-- Start --

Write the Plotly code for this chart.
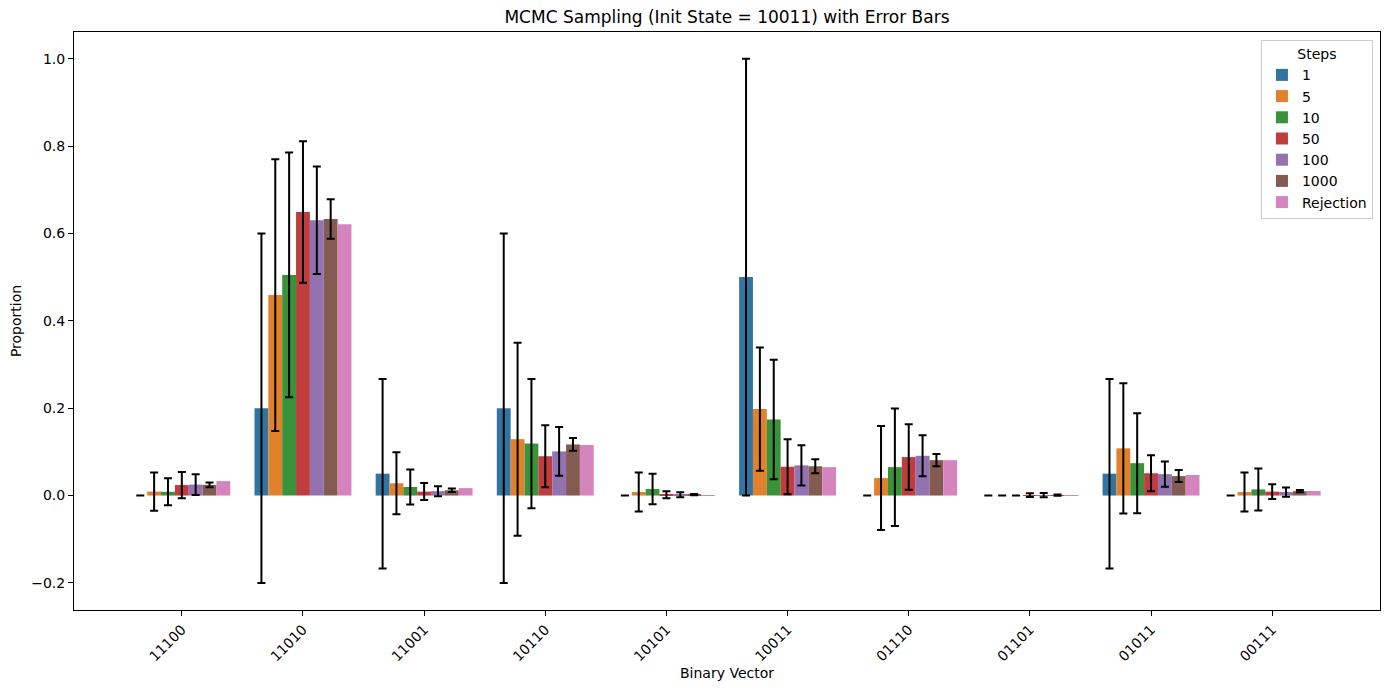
import plotly.graph_objects as go

vectors = ["11100", "11010", "11001", "10110", "10101",
           "10011", "01110", "01101", "01011", "00111"]

step_labels = ["1", "5", "10", "50", "100", "1000", "Rejection"]

step_1 = [0.0, 0.2, 0.05, 0.2, 0.0, 0.5, 0.0, 0.0, 0.05, 0.0]
step_1_err = [0.0, 0.4, 0.217, 0.4, 0.0, 0.5, 0.0, 0.0, 0.217, 0.0]

step_5 = [0.009, 0.459, 0.028, 0.129, 0.008, 0.198, 0.04, 0.0, 0.108, 0.008]
step_5_err = [0.044, 0.311, 0.071, 0.221, 0.0445, 0.141, 0.119, 0.0, 0.149, 0.0445]

step_10 = [0.0085, 0.505, 0.0195, 0.119, 0.015, 0.174, 0.065, 0.0, 0.074, 0.014]
step_10_err = [0.031, 0.28, 0.04, 0.148, 0.035, 0.137, 0.1345, 0.0, 0.1146, 0.048]

step_50 = [0.024, 0.649, 0.009, 0.09, 0.002, 0.066, 0.088, 0.001, 0.051, 0.009]
step_50_err = [0.03, 0.162, 0.0195, 0.0708, 0.008, 0.063, 0.075, 0.0045, 0.041, 0.017]

step_100 = [0.025, 0.63, 0.01, 0.101, 0.002, 0.069, 0.091, 0.001, 0.049, 0.008]
step_100_err = [0.024, 0.123, 0.0115, 0.0557, 0.0057, 0.046, 0.047, 0.005, 0.029, 0.0105]

step_1000 = [0.0245, 0.633, 0.012, 0.117, 0.002, 0.067, 0.081, 0.001, 0.0445, 0.010]
step_1000_err = [0.0055, 0.045, 0.004, 0.0145, 0.0015, 0.016, 0.014, 0.0015, 0.0137, 0.0027]

rejection = [0.033, 0.621, 0.017, 0.1156, 0.001, 0.065, 0.081, 0.001, 0.047, 0.0103]

colors = ["#3274a1", "#e1812c", "#3a923a", "#c03d3e", "#9372b2", "#845b53", "#d684bd"]

series = [
    (step_1, step_1_err),
    (step_5, step_5_err),
    (step_10, step_10_err),
    (step_50, step_50_err),
    (step_100, step_100_err),
    (step_1000, step_1000_err),
    (rejection, None),
]

fig = go.Figure()
for label, color, (values, errors) in zip(step_labels, colors, series):
    err = None
    if errors is not None:
        err = dict(type="data", array=errors, symmetric=True,
                   color="black", thickness=2, width=4)
    fig.add_trace(go.Bar(
        x=vectors, y=values, name=label,
        marker=dict(color=color, line=dict(width=0)),
        error_y=err,
    ))

axis_common = dict(
    showline=True, linecolor="black", linewidth=1, mirror=True,
    ticks="outside", ticklen=5, tickcolor="black", showgrid=False,
    zeroline=False, tickfont=dict(size=14, color="black"), automargin=False,
)

# page body adds an 8px offset, so margins are shifted to compensate
fig.update_layout(
    width=1389, height=690,
    margin=dict(l=66, r=17, t=24, b=88),
    paper_bgcolor="white", plot_bgcolor="white",
    font=dict(family="DejaVu Sans", size=14, color="black"),
    title=dict(text="MCMC Sampling (Init State = 10011) with Error Bars",
               x=(66 + 1372) / 2 / 1389, xanchor="center",
               y=1 - 9 / 690, yanchor="middle",
               font=dict(size=17, color="black")),
    barmode="group", bargap=0.2, bargroupgap=0,
    legend=dict(
        title=dict(text="Steps", side="top center", font=dict(size=14)),
        x=0.9946, xanchor="right", y=0.986, yanchor="top",
        bgcolor="rgba(255,255,255,0.8)", bordercolor="#cccccc", borderwidth=1,
        font=dict(size=14), tracegroupgap=0,
    ),
)
fig.update_xaxes(
    **axis_common, type="category", range=[-0.89, 9.89], tickangle=-45,
    title=dict(text="Binary Vector", font=dict(size=14), standoff=4),
)
fig.update_yaxes(
    **axis_common, range=[-0.262, 1.061], tickvals=[-0.2, 0.0, 0.2, 0.4, 0.6, 0.8, 1.0],
    tickformat=".1f",
    title=dict(text="Proportion", font=dict(size=14), standoff=8),
)

fig.write_html("out.html")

-- End --

§ **Stated task**: Without the pictures, retype the whole of the material above exactly.

§ **Exercise result**:
Write the Plotly code for this chart.
import plotly.graph_objects as go

vectors = ["11100", "11010", "11001", "10110", "10101",
           "10011", "01110", "01101", "01011", "00111"]

step_labels = ["1", "5", "10", "50", "100", "1000", "Rejection"]

step_1 = [0.0, 0.2, 0.05, 0.2, 0.0, 0.5, 0.0, 0.0, 0.05, 0.0]
step_1_err = [0.0, 0.4, 0.217, 0.4, 0.0, 0.5, 0.0, 0.0, 0.217, 0.0]

step_5 = [0.009, 0.459, 0.028, 0.129, 0.008, 0.198, 0.04, 0.0, 0.108, 0.008]
step_5_err = [0.044, 0.311, 0.071, 0.221, 0.0445, 0.141, 0.119, 0.0, 0.149, 0.0445]

step_10 = [0.0085, 0.505, 0.0195, 0.119, 0.015, 0.174, 0.065, 0.0, 0.074, 0.014]
step_10_err = [0.031, 0.28, 0.04, 0.148, 0.035, 0.137, 0.1345, 0.0, 0.1146, 0.048]

step_50 = [0.024, 0.649, 0.009, 0.09, 0.002, 0.066, 0.088, 0.001, 0.051, 0.009]
step_50_err = [0.03, 0.162, 0.0195, 0.0708, 0.008, 0.063, 0.075, 0.0045, 0.041, 0.017]

step_100 = [0.025, 0.63, 0.01, 0.101, 0.002, 0.069, 0.091, 0.001, 0.049, 0.008]
step_100_err = [0.024, 0.123, 0.0115, 0.0557, 0.0057, 0.046, 0.047, 0.005, 0.029, 0.0105]

step_1000 = [0.0245, 0.633, 0.012, 0.117, 0.002, 0.067, 0.081, 0.001, 0.0445, 0.010]
step_1000_err = [0.0055, 0.045, 0.004, 0.0145, 0.0015, 0.016, 0.014, 0.0015, 0.0137, 0.0027]

rejection = [0.033, 0.621, 0.017, 0.1156, 0.001, 0.065, 0.081, 0.001, 0.047, 0.0103]

colors = ["#3274a1", "#e1812c", "#3a923a", "#c03d3e", "#9372b2", "#845b53", "#d684bd"]

series = [
    (step_1, step_1_err),
    (step_5, step_5_err),
    (step_10, step_10_err),
    (step_50, step_50_err),
    (step_100, step_100_err),
    (step_1000, step_1000_err),
    (rejection, None),
]

fig = go.Figure()
for label, color, (values, errors) in zip(step_labels, colors, series):
    err = None
    if errors is not None:
        err = dict(type="data", array=errors, symmetric=True,
                   color="black", thickness=2, width=4)
    fig.add_trace(go.Bar(
        x=vectors, y=values, name=label,
        marker=dict(color=color, line=dict(width=0)),
        error_y=err,
    ))

axis_common = dict(
    showline=True, linecolor="black", linewidth=1, mirror=True,
    ticks="outside", ticklen=5, tickcolor="black", showgrid=False,
    zeroline=False, tickfont=dict(size=14, color="black"), automargin=False,
)

# page body adds an 8px offset, so margins are shifted to compensate
fig.update_layout(
    width=1389, height=690,
    margin=dict(l=66, r=17, t=24, b=88),
    paper_bgcolor="white", plot_bgcolor="white",
    font=dict(family="DejaVu Sans", size=14, color="black"),
    title=dict(text="MCMC Sampling (Init State = 10011) with Error Bars",
               x=(66 + 1372) / 2 / 1389, xanchor="center",
               y=1 - 9 / 690, yanchor="middle",
               font=dict(size=17, color="black")),
    barmode="group", bargap=0.2, bargroupgap=0,
    legend=dict(
        title=dict(text="Steps", side="top center", font=dict(size=14)),
        x=0.9946, xanchor="right", y=0.986, yanchor="top",
        bgcolor="rgba(255,255,255,0.8)", bordercolor="#cccccc", borderwidth=1,
        font=dict(size=14), tracegroupgap=0,
    ),
)
fig.update_xaxes(
    **axis_common, type="category", range=[-0.89, 9.89], tickangle=-45,
    title=dict(text="Binary Vector", font=dict(size=14), standoff=4),
)
fig.update_yaxes(
    **axis_common, range=[-0.262, 1.061], tickvals=[-0.2, 0.0, 0.2, 0.4, 0.6, 0.8, 1.0],
    tickformat=".1f",
    title=dict(text="Proportion", font=dict(size=14), standoff=8),
)

fig.write_html("out.html")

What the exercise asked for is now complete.